Non seulement les obstacles à la formation d’un nouveau gouvernement ne s’aplanissent pas, mais de nouveaux nœuds surgissent au fil des jours, subordonnant de plus en plus ce processus à la conjoncture régionale, en particulier au délicat principe de la distanciation à l’égard des axes régionaux.
Par ailleurs, comme certaines voix s’en inquiétaient dernièrement, le blocage persistant semble avoir commencé à provoquer des débordements d’ordre politico-confessionnel sur les réseaux sociaux et dans la rue, alors que des partisans du courant du Futur ont coupé hier soir la route au niveau de Corniche Mazraa pour protester contre des propos tenus par le journaliste proche du Hezbollah Salem Zahran contre le Premier ministre.
Le principe de distanciation avait resurgi avec force, mardi, quand le Premier ministre désigné Saad Hariri, en réponse à une série de déclarations favorables au rétablissement des relations libano-syriennes, avait affirmé en substance que la chose est hors de question. « Il n’en sera pas fait mention dans la déclaration ministérielle du prochain gouvernement », avait-il martelé.

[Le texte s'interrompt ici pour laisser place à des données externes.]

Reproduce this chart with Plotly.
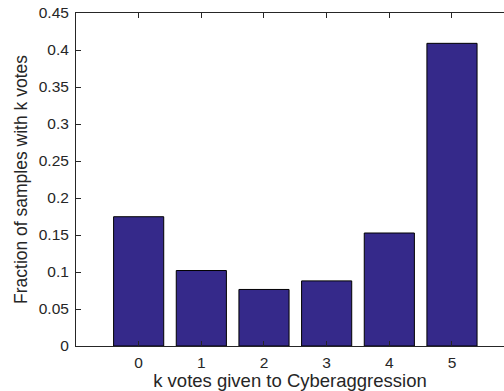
import plotly.graph_objects as go

categories = [0, 1, 2, 3, 4, 5]
fractions = [0.1747, 0.1020, 0.0764, 0.0880, 0.1527, 0.4090]
y_ticks = [0, 0.05, 0.1, 0.15, 0.2, 0.25, 0.3, 0.35, 0.4, 0.45]
y_tick_labels = ["0", "0.05", "0.1", "0.15", "0.2", "0.25", "0.3", "0.35", "0.4", "0.45"]

axis_color = "#262626"
font_family = "Liberation Sans, Arial, Helvetica, sans-serif"

fig = go.Figure(
    go.Bar(
        x=categories,
        y=fractions,
        width=0.8,
        marker=dict(color="#35298a", line=dict(color="#000000", width=1)),
    )
)

fig.update_layout(
    width=504,
    height=391,
    margin=dict(l=76, r=0, t=13, b=45),
    paper_bgcolor="white",
    plot_bgcolor="white",
    showlegend=False,
    font=dict(family=font_family, color=axis_color, size=15.5),
)

fig.update_xaxes(
    range=[-1, 5.83],
    tickvals=categories,
    ticktext=[str(c) for c in categories],
    ticks="inside",
    ticklen=5,
    tickcolor=axis_color,
    showline=True,
    linecolor=axis_color,
    linewidth=1,
    mirror="ticks",
    showgrid=False,
    zeroline=False,
    automargin=False,
    ticklabelstandoff=2,
    tickfont=dict(size=15.5),
    title=dict(text="k votes given to Cyberaggression", font=dict(size=18.5), standoff=0),
)

fig.update_yaxes(
    range=[0, 0.45],
    tickvals=y_ticks,
    ticktext=y_tick_labels,
    ticks="inside",
    ticklen=5,
    tickcolor=axis_color,
    showline=True,
    linecolor=axis_color,
    linewidth=1,
    mirror=False,
    showgrid=False,
    zeroline=False,
    automargin=False,
    ticklabelstandoff=3,
    tickfont=dict(size=15.5),
    title=dict(text="Fraction of samples with k votes", font=dict(size=17.5), standoff=6),
)

fig.write_html(
    "out.html",
    config={"displayModeBar": False},
    post_script="document.body.style.margin='0';document.body.style.overflow='hidden';",
)
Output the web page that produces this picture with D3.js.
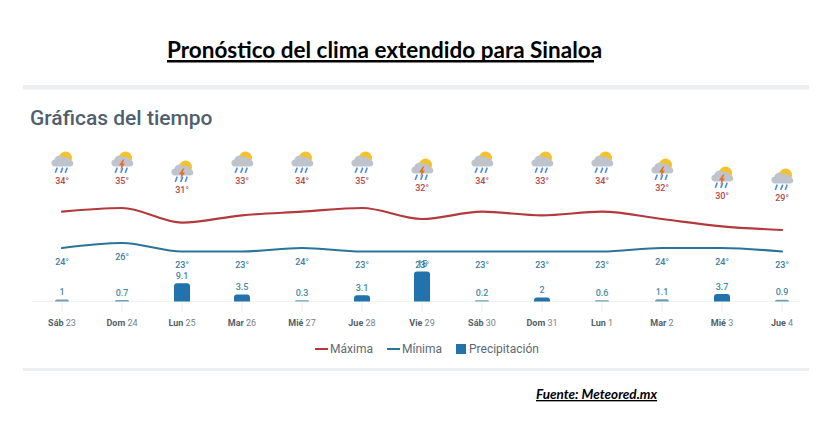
<!DOCTYPE html>
<html lang="es">
<head>
<meta charset="utf-8">
<title>Pronóstico del clima extendido para Sinaloa</title>
<script src="https://cdn.jsdelivr.net/npm/d3@7"></script>
<style>
  html, body { margin: 0; padding: 0; background: #fff; }
  svg { display: block; }
  text { font-family: Roboto, sans-serif; }
</style>
</head>
<body>
<svg id="chart" width="823" height="440"></svg>
<script>
// Forecast series for the thirteen days shown
const weekdays = ["Sáb","Dom","Lun","Mar","Mié","Jue","Vie","Sáb","Dom","Lun","Mar","Mié","Jue"];
const dayNumbers = [23,24,25,26,27,28,29,30,31,1,2,3,4];
const maxTemps = [34,35,31,33,34,35,32,34,33,34,32,30,29];
const minTemps = [24,26,23,23,24,23,23,23,23,23,24,24,23];
const rainfall = [1,0.7,9.1,3.5,0.3,3.1,15,0.2,2,0.6,1.1,3.7,0.9];
const storms = [false,true,true,false,false,false,true,false,false,false,true,true,false];
const legendEntries = ["Máxima","Mínima","Precipitación"];

const colors = { max: "#b23a3c", min: "#2a7499", bar: "#2272ab", barThin: "#6f9fb5",
                 band: "#eceef0", grid: "#eff1f2", heading: "#4f5f6d", maxText: "#b5494c",
                 minText: "#3f7d9b", barText: "#4a8aa6", day: "#525f6a", dayNum: "#77828b" };

const svg = d3.select("#chart");
const x = d3.scalePoint().domain(d3.range(weekdays.length)).range([62, 782]);
// Temperature axis is compressed towards the warm end, as the forecast widget draws it
const yTemp = d3.scaleLinear().domain([23,24,26,29,35]).range([251.5,248,243,230,208]);
const yRain = d3.scaleLinear().domain([0,15]).range([301.5,271.5]);
// Vertical slot of the icon and its label for each daily high
const yIconLabel = d3.scaleLinear().domain([29,30,31,32,33]).range([184+17,184+15,193,191,184]).clamp(true);

// Page heading and section separators
svg.append("text").attr("x",167).attr("y",58)
  .style("font-family","Lato, sans-serif").style("font-weight",700).style("font-size","22.5px")
  .attr("fill","#000").text("Pronóstico del clima extendido para Sinaloa");
svg.append("rect").attr("x",167).attr("y",60).attr("width",427).attr("height",2.5).attr("fill","#000");
svg.selectAll("rect.band").data([85,368]).join("rect").attr("class","band")
  .attr("x",23).attr("y",d=>d).attr("width",786).attr("height",d=>d===85?4.5:3).attr("fill",colors.band);
svg.append("text").attr("x",30).attr("y",125)
  .style("font-weight",500).style("font-size","21px").attr("fill",colors.heading).text("Gráficas del tiempo");

// Baseline and day ticks
svg.append("line").attr("x1",32).attr("x2",800).attr("y1",yRain(0)).attr("y2",yRain(0))
  .attr("stroke",colors.grid).attr("stroke-width",1);
svg.selectAll("line.tick").data(d3.range(weekdays.length)).join("line").attr("class","tick")
  .attr("x1",x).attr("x2",x).attr("y1",yRain(0)).attr("y2",312)
  .attr("stroke",colors.grid).attr("stroke-width",1);

// Precipitation bars with rounded tops
const barPath = (i) => {
  const w = rainfall[i] < 1.5 ? 14 : 16, h = Math.max(yRain(0)-yRain(rainfall[i]), 1.2), r = Math.min(3, h);
  const l = x(i)-w/2, b = yRain(0);
  return `M${l},${b}V${b-h+r}Q${l},${b-h} ${l+r},${b-h}H${l+w-r}Q${l+w},${b-h} ${l+w},${b-h+r}V${b}Z`;
};
svg.selectAll("path.bar").data(d3.range(weekdays.length)).join("path").attr("class","bar")
  .attr("d",barPath).attr("fill",i => rainfall[i] < 1.5 ? colors.barThin : colors.bar);
svg.selectAll("text.rain").data(d3.range(weekdays.length)).join("text").attr("class","rain")
  .attr("x",x).attr("y",i => Math.min(yRain(rainfall[i]), yRain(0)-1.5)-4.5).attr("text-anchor","middle")
  .style("font-size","9px").style("font-weight",500).attr("fill",colors.barText)
  .text(i => rainfall[i]);

// Temperature lines
const line = d3.line().x((d,i)=>x(i)).y(d=>yTemp(d)).curve(d3.curveMonotoneX);
[[maxTemps,colors.max],[minTemps,colors.min]].forEach(([values,color]) => {
  svg.append("path").attr("d",line(values)).attr("fill","none")
    .attr("stroke",color).attr("stroke-width",2.2).attr("stroke-linecap","round");
});

// Daily low labels beneath the line
svg.selectAll("text.low").data(minTemps).join("text").attr("class","low")
  .attr("x",(d,i)=>x(i)).attr("y",d=>yTemp(d)+16.5).attr("text-anchor","middle")
  .style("font-size","9px").style("font-weight",500).attr("fill",colors.minText).text(d=>d+"°");

// Weather icon: sun behind a cloud, rain streaks and an optional lightning bolt
const icons = svg.selectAll("g.icon").data(maxTemps).join("g").attr("class","icon")
  .attr("transform",(d,i)=>`translate(${x(i)},${yIconLabel(d)-21})`);
icons.append("circle").attr("cx",3.5).attr("cy",-5).attr("r",6.5).attr("fill","#f2c230");
icons.append("path")
  .attr("d","M-8,3.5a3.6,3.6 0 0 1 0.4,-7a5,5 0 0 1 9,-1.8a3.6,3.6 0 0 1 6,2.4a3.2,3.2 0 0 1 1.2,6.4z")
  .attr("fill","#bfc4cc");
icons.append("path")
  .attr("d","M-5,5.2l-1.5,4M0.5,5.2l-1.5,4M5,5.2l-1.5,4")
  .attr("stroke","#4f8fe0").attr("stroke-width",1.7).attr("stroke-linecap","round").attr("fill","none");
icons.filter((d,i)=>storms[i]).append("path")
  .attr("d","M1,-3.5L-3,2.2H-0.6L-1.8,7L3,0.6H0.5L2.4,-3.5z").attr("fill","#ea6a2a");

// Daily high labels beneath the icons
svg.selectAll("text.high").data(maxTemps).join("text").attr("class","high")
  .attr("x",(d,i)=>x(i)).attr("y",d=>yIconLabel(d)).attr("text-anchor","middle")
  .style("font-size","9px").style("font-weight",500).attr("fill",colors.maxText).text(d=>d+"°");

// Date labels
const dates = svg.selectAll("text.date").data(d3.range(weekdays.length)).join("text").attr("class","date")
  .attr("x",x).attr("y",326).attr("text-anchor","middle").style("font-size","9px");
dates.append("tspan").style("font-weight",700).attr("fill",colors.day).text(i=>weekdays[i]);
dates.append("tspan").attr("fill",colors.dayNum).text(i=>" "+dayNumbers[i]);

// Legend
const legendX = [315, 387, 456];
const legend = svg.selectAll("g.legend").data(legendEntries).join("g").attr("class","legend")
  .attr("transform",(d,i)=>`translate(${legendX[i]},349)`);
legend.filter((d,i)=>i<2).append("line").attr("x2",13).attr("stroke",(d,i)=>i===0?colors.max:colors.min).attr("stroke-width",2);
legend.filter((d,i)=>i===2).append("rect").attr("y",-5).attr("width",10).attr("height",10).attr("fill",colors.bar);
legend.append("text").attr("x",(d,i)=>i===2?13:15).attr("y",4)
  .style("font-size","12px").attr("fill","#5d6973").text(d=>d);

// Source note
svg.append("text").attr("x",536).attr("y",399)
  .style("font-family","Lato, sans-serif").style("font-weight",700).style("font-style","italic")
  .style("font-size","13.5px").style("text-decoration","underline").attr("fill","#000").text("Fuente: Meteored.mx");
</script>
</body>
</html>
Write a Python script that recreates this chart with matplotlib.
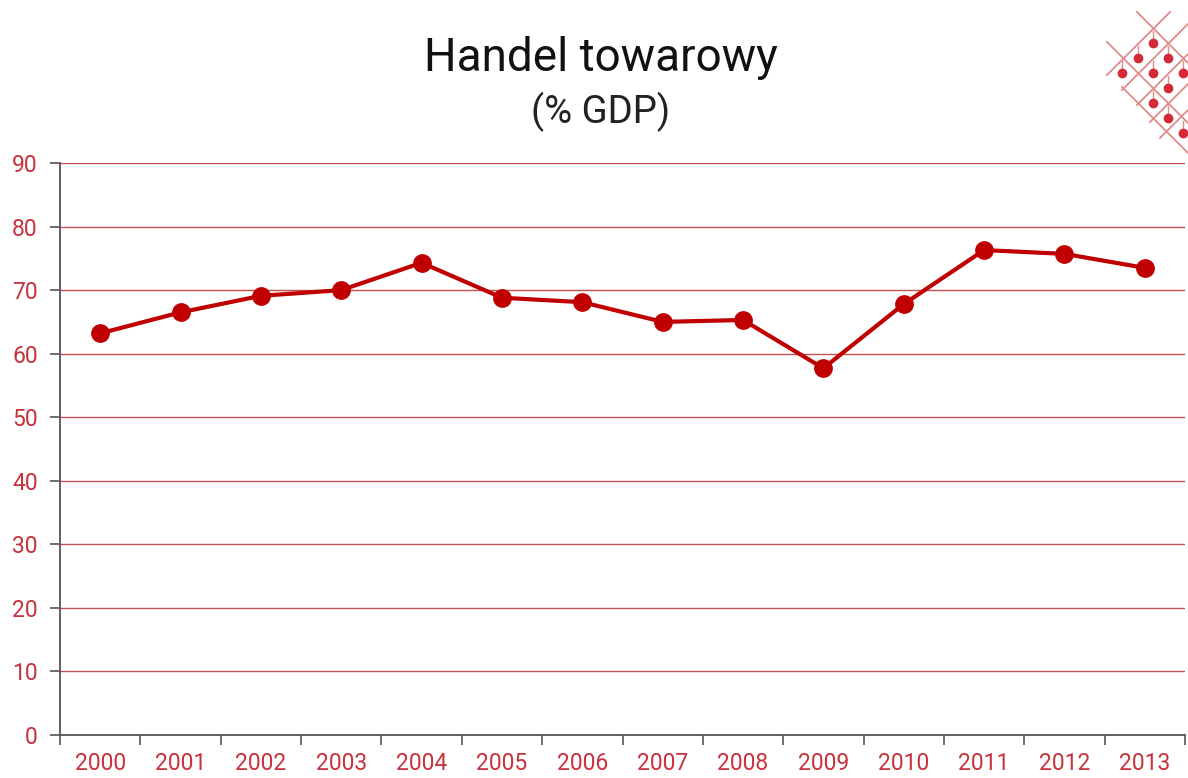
import matplotlib
matplotlib.use("Agg")
import matplotlib.pyplot as plt
import numpy as np

plt.rcParams["font.family"] = ["Roboto", "DejaVu Sans"]

# data
years = ["2000", "2001", "2002", "2003", "2004", "2005", "2006",
         "2007", "2008", "2009", "2010", "2011", "2012", "2013"]
trade_pct_gdp = [63.2, 66.5, 69.1, 70.0, 74.3, 68.8, 68.1,
                 65.0, 65.3, 57.7, 67.8, 76.3, 75.7, 73.5]
y_ticks = [0, 10, 20, 30, 40, 50, 60, 70, 80, 90]

RED = "#C00000"
LABEL_RED = "#C8323C"
GRID_RED = "#C25050"
W, H = 1188, 778

fig = plt.figure(figsize=(W / 100, H / 100), dpi=100)
fig.patch.set_facecolor("white")

ax = fig.add_axes([60 / W, 43 / H, (1185 - 60) / W, (735 - 163) / H])

x = np.arange(len(years))
ax.plot(x, trade_pct_gdp, color=RED, lw=3.0, marker="o", ms=12.5,
        markerfacecolor=RED, markeredgecolor=RED, zorder=3)

ax.set_xlim(-0.5, len(years) - 0.5)
ax.set_ylim(0, 90)
ax.set_yticks(y_ticks)
ax.set_yticklabels([str(v) for v in y_ticks])
for v in y_ticks[1:]:
    ax.axhline(v, color=GRID_RED, lw=1.0, zorder=1)

ax.set_xticks(x)
ax.set_xticklabels(years)
ax.set_xticks(np.arange(-0.5, len(years), 1.0), minor=True)
ax.tick_params(axis="x", which="major", length=0, pad=12,
               labelsize=16.5, labelcolor=LABEL_RED)
ax.tick_params(axis="x", which="minor", length=7, width=1.2, color="#555555",
               direction="out")
ax.tick_params(axis="y", length=7, width=1.2, color="#555555", pad=9,
               labelsize=16.5, labelcolor=LABEL_RED)

for s in ["top", "right"]:
    ax.spines[s].set_visible(False)
for s in ["left", "bottom"]:
    ax.spines[s].set_color("#555555")
    ax.spines[s].set_linewidth(1.3)

fig.text(601 / W, 1 - 58 / H, "Handel towarowy", ha="center", va="center",
         fontsize=33, color="#111111")
fig.text(601 / W, 1 - 112 / H, "(% GDP)", ha="center", va="center",
         fontsize=27.5, color="#222222")

# decorative logo in top right corner (pixel coordinates)
logo = fig.add_axes([0, 0, 1, 1], zorder=5)
logo.set_xlim(0, W)
logo.set_ylim(H, 0)
logo.axis("off")
logo_lines = [
    ((1137, 12), (1188, 63)), ((1107, 42), (1188, 123)), ((1122, 87), (1188, 153)),
    ((1170, 12), (1107, 75)), ((1188, 24), (1122, 90)), ((1188, 54), (1137, 105)),
    ((1188, 84), (1150, 122)), ((1188, 110), (1160, 138)),
]
for (x0, y0), (x1, y1) in logo_lines:
    logo.plot([x0, x1], [y0, y1], color="#E08A8A", lw=1.3)
logo_dots = [(1153, 43), (1138, 58), (1168, 58), (1122, 73), (1153, 73),
             (1183, 73), (1168, 88), (1153, 103), (1168, 118), (1183, 133)]
for dx, dy in logo_dots:
    logo.plot([dx, dx], [dy - 12, dy], color="#E08A8A", lw=1.0)
    logo.plot(dx, dy, "o", color="#D42A35", ms=6)

fig.savefig("out.png", dpi=100)
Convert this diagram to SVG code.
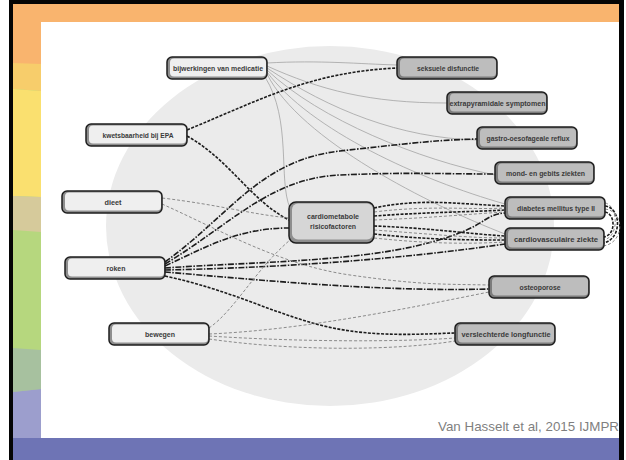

En novembre 2017, le Premier ministre désigné avait accepté de revenir sur sa décision de démissionner de son poste de président du Conseil, qu’il avait annoncée de la capitale saoudienne plusieurs jours auparavant, à condition que le Liban s’engage de manière irrévocable à se distancier des conflits régionaux et à ne pas s’ingérer dans les affaires internes des pays arabes. « Si certains souhaitent le retour des relations normales via l’ouverture du poste-frontière de Nassib (entre la Syrie et la Jordanie), alors c’est sûr qu’on ne formera pas le gouvernement de sitôt », avait-il ajouté, en référence au point de passage emprunté par la noria de camions transportant des marchandises du Liban vers l’hinterland arabe, aujourd’hui repris aux rebelles syriens. Les officiels syriens, toutefois, exigent que la reprise de la circulation sur cette route soit le fruit d’un accord intergouvernemental libano-syrien.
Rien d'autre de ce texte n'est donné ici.